● Short exercise
Transcribe the full listing exactly, and drop every picture.

● Data supplied
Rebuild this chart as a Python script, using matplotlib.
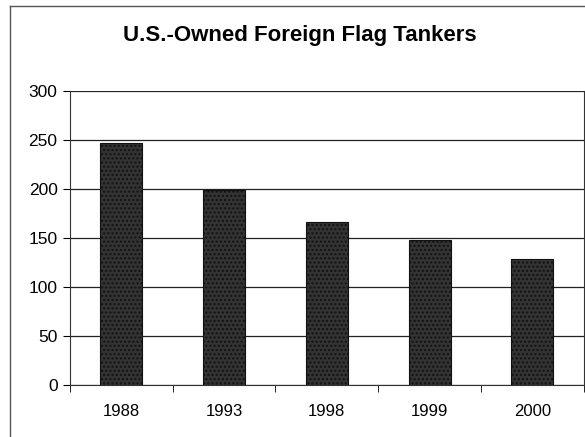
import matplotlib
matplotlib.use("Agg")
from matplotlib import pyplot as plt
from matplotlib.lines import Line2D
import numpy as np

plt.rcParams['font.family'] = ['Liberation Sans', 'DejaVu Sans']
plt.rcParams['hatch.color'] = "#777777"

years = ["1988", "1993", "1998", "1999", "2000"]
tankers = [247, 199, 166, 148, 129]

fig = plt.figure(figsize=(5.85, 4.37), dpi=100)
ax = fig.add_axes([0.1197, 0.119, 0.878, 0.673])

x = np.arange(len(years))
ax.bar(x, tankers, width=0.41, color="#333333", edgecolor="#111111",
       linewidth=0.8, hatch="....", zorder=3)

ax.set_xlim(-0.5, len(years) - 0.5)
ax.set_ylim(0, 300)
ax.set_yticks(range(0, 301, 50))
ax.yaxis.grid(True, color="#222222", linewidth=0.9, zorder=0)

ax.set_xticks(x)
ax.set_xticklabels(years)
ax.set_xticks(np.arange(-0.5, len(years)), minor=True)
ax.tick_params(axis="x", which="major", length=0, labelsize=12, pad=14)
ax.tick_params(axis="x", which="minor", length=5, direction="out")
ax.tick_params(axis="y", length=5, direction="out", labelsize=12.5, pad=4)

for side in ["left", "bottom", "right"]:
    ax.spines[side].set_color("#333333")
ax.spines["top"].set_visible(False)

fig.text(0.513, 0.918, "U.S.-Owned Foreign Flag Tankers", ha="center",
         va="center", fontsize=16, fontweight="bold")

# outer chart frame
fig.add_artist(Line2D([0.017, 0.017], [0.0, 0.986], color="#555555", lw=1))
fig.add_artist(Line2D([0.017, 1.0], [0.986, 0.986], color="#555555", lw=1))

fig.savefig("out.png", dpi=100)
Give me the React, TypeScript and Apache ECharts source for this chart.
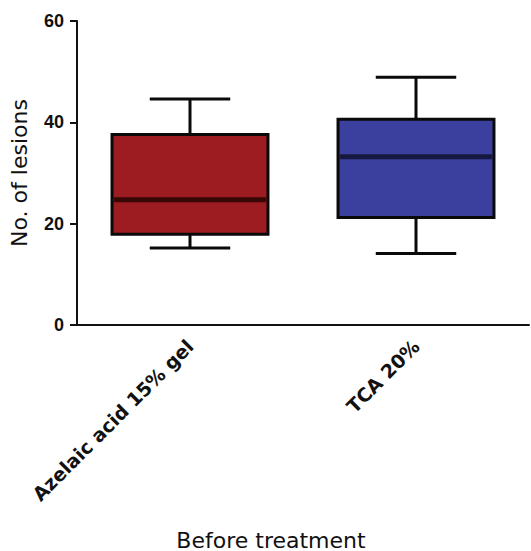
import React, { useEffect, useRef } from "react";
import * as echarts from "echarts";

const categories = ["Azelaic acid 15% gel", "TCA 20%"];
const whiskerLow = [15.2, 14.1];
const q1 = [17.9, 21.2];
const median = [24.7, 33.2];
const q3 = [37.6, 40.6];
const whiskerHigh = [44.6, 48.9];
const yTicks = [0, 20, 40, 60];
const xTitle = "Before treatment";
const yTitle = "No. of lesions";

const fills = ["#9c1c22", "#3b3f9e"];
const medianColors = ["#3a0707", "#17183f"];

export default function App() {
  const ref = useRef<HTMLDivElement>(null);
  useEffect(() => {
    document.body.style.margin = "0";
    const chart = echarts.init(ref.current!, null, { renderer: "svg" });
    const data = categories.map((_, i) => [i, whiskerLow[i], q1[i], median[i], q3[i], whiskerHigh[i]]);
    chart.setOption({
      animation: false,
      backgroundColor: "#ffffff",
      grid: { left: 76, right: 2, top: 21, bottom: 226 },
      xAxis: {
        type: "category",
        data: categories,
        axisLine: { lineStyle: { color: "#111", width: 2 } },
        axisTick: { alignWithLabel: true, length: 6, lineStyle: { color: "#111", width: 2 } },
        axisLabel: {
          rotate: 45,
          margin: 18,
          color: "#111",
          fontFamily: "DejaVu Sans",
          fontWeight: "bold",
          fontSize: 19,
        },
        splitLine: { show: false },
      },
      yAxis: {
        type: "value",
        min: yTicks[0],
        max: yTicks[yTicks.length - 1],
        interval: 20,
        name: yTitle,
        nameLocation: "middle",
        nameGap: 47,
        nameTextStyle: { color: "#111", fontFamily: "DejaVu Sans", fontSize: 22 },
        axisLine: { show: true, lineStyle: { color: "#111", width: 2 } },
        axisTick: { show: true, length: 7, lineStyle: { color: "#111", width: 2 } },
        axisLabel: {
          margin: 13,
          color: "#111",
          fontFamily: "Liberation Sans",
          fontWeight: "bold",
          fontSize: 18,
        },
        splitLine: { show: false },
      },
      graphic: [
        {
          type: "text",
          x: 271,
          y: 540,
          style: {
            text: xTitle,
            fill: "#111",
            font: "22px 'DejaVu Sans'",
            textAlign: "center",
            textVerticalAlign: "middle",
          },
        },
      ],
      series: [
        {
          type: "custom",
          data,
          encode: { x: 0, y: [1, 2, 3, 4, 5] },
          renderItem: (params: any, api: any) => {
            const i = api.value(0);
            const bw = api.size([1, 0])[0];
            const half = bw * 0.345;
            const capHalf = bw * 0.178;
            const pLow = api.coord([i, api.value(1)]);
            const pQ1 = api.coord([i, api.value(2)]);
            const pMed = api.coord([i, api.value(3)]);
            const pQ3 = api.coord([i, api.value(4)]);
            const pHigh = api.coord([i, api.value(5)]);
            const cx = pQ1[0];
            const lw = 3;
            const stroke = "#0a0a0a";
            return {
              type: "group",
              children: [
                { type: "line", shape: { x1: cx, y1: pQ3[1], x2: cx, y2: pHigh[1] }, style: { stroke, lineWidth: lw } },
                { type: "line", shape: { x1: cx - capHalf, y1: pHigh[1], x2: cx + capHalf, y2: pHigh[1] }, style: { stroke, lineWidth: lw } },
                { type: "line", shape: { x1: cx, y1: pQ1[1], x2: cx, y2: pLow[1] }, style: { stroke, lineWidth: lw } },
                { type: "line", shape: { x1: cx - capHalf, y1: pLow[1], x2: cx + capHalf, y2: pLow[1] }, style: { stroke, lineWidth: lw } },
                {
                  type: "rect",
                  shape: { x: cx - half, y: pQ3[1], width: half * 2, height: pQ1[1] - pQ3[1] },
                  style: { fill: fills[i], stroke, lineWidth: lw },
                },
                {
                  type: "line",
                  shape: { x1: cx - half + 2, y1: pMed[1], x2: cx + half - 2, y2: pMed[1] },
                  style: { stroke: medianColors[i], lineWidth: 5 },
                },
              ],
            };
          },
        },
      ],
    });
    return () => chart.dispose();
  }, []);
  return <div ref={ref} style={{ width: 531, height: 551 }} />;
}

● Complete response
Rebuild this chart as a Python script, using matplotlib.
import matplotlib
matplotlib.use("Agg")
from matplotlib import pyplot as plt
from matplotlib.lines import Line2D
import numpy as np

plt.rcParams['font.family'] = ['Liberation Sans', 'DejaVu Sans']
plt.rcParams['hatch.color'] = "#777777"

years = ["1988", "1993", "1998", "1999", "2000"]
tankers = [247, 199, 166, 148, 129]

fig = plt.figure(figsize=(5.85, 4.37), dpi=100)
ax = fig.add_axes([0.1197, 0.119, 0.878, 0.673])

x = np.arange(len(years))
ax.bar(x, tankers, width=0.41, color="#333333", edgecolor="#111111",
       linewidth=0.8, hatch="....", zorder=3)

ax.set_xlim(-0.5, len(years) - 0.5)
ax.set_ylim(0, 300)
ax.set_yticks(range(0, 301, 50))
ax.yaxis.grid(True, color="#222222", linewidth=0.9, zorder=0)

ax.set_xticks(x)
ax.set_xticklabels(years)
ax.set_xticks(np.arange(-0.5, len(years)), minor=True)
ax.tick_params(axis="x", which="major", length=0, labelsize=12, pad=14)
ax.tick_params(axis="x", which="minor", length=5, direction="out")
ax.tick_params(axis="y", length=5, direction="out", labelsize=12.5, pad=4)

for side in ["left", "bottom", "right"]:
    ax.spines[side].set_color("#333333")
ax.spines["top"].set_visible(False)

fig.text(0.513, 0.918, "U.S.-Owned Foreign Flag Tankers", ha="center",
         va="center", fontsize=16, fontweight="bold")

# outer chart frame
fig.add_artist(Line2D([0.017, 0.017], [0.0, 0.986], color="#555555", lw=1))
fig.add_artist(Line2D([0.017, 1.0], [0.986, 0.986], color="#555555", lw=1))

fig.savefig("out.png", dpi=100)
Give me the React, TypeScript and Apache ECharts source for this chart.
import React, { useEffect, useRef } from "react";
import * as echarts from "echarts";

const categories = ["Azelaic acid 15% gel", "TCA 20%"];
const whiskerLow = [15.2, 14.1];
const q1 = [17.9, 21.2];
const median = [24.7, 33.2];
const q3 = [37.6, 40.6];
const whiskerHigh = [44.6, 48.9];
const yTicks = [0, 20, 40, 60];
const xTitle = "Before treatment";
const yTitle = "No. of lesions";

const fills = ["#9c1c22", "#3b3f9e"];
const medianColors = ["#3a0707", "#17183f"];

export default function App() {
  const ref = useRef<HTMLDivElement>(null);
  useEffect(() => {
    document.body.style.margin = "0";
    const chart = echarts.init(ref.current!, null, { renderer: "svg" });
    const data = categories.map((_, i) => [i, whiskerLow[i], q1[i], median[i], q3[i], whiskerHigh[i]]);
    chart.setOption({
      animation: false,
      backgroundColor: "#ffffff",
      grid: { left: 76, right: 2, top: 21, bottom: 226 },
      xAxis: {
        type: "category",
        data: categories,
        axisLine: { lineStyle: { color: "#111", width: 2 } },
        axisTick: { alignWithLabel: true, length: 6, lineStyle: { color: "#111", width: 2 } },
        axisLabel: {
          rotate: 45,
          margin: 18,
          color: "#111",
          fontFamily: "DejaVu Sans",
          fontWeight: "bold",
          fontSize: 19,
        },
        splitLine: { show: false },
      },
      yAxis: {
        type: "value",
        min: yTicks[0],
        max: yTicks[yTicks.length - 1],
        interval: 20,
        name: yTitle,
        nameLocation: "middle",
        nameGap: 47,
        nameTextStyle: { color: "#111", fontFamily: "DejaVu Sans", fontSize: 22 },
        axisLine: { show: true, lineStyle: { color: "#111", width: 2 } },
        axisTick: { show: true, length: 7, lineStyle: { color: "#111", width: 2 } },
        axisLabel: {
          margin: 13,
          color: "#111",
          fontFamily: "Liberation Sans",
          fontWeight: "bold",
          fontSize: 18,
        },
        splitLine: { show: false },
      },
      graphic: [
        {
          type: "text",
          x: 271,
          y: 540,
          style: {
            text: xTitle,
            fill: "#111",
            font: "22px 'DejaVu Sans'",
            textAlign: "center",
            textVerticalAlign: "middle",
          },
        },
      ],
      series: [
        {
          type: "custom",
          data,
          encode: { x: 0, y: [1, 2, 3, 4, 5] },
          renderItem: (params: any, api: any) => {
            const i = api.value(0);
            const bw = api.size([1, 0])[0];
            const half = bw * 0.345;
            const capHalf = bw * 0.178;
            const pLow = api.coord([i, api.value(1)]);
            const pQ1 = api.coord([i, api.value(2)]);
            const pMed = api.coord([i, api.value(3)]);
            const pQ3 = api.coord([i, api.value(4)]);
            const pHigh = api.coord([i, api.value(5)]);
            const cx = pQ1[0];
            const lw = 3;
            const stroke = "#0a0a0a";
            return {
              type: "group",
              children: [
                { type: "line", shape: { x1: cx, y1: pQ3[1], x2: cx, y2: pHigh[1] }, style: { stroke, lineWidth: lw } },
                { type: "line", shape: { x1: cx - capHalf, y1: pHigh[1], x2: cx + capHalf, y2: pHigh[1] }, style: { stroke, lineWidth: lw } },
                { type: "line", shape: { x1: cx, y1: pQ1[1], x2: cx, y2: pLow[1] }, style: { stroke, lineWidth: lw } },
                { type: "line", shape: { x1: cx - capHalf, y1: pLow[1], x2: cx + capHalf, y2: pLow[1] }, style: { stroke, lineWidth: lw } },
                {
                  type: "rect",
                  shape: { x: cx - half, y: pQ3[1], width: half * 2, height: pQ1[1] - pQ3[1] },
                  style: { fill: fills[i], stroke, lineWidth: lw },
                },
                {
                  type: "line",
                  shape: { x1: cx - half + 2, y1: pMed[1], x2: cx + half - 2, y2: pMed[1] },
                  style: { stroke: medianColors[i], lineWidth: 5 },
                },
              ],
            };
          },
        },
      ],
    });
    return () => chart.dispose();
  }, []);
  return <div ref={ref} style={{ width: 531, height: 551 }} />;
}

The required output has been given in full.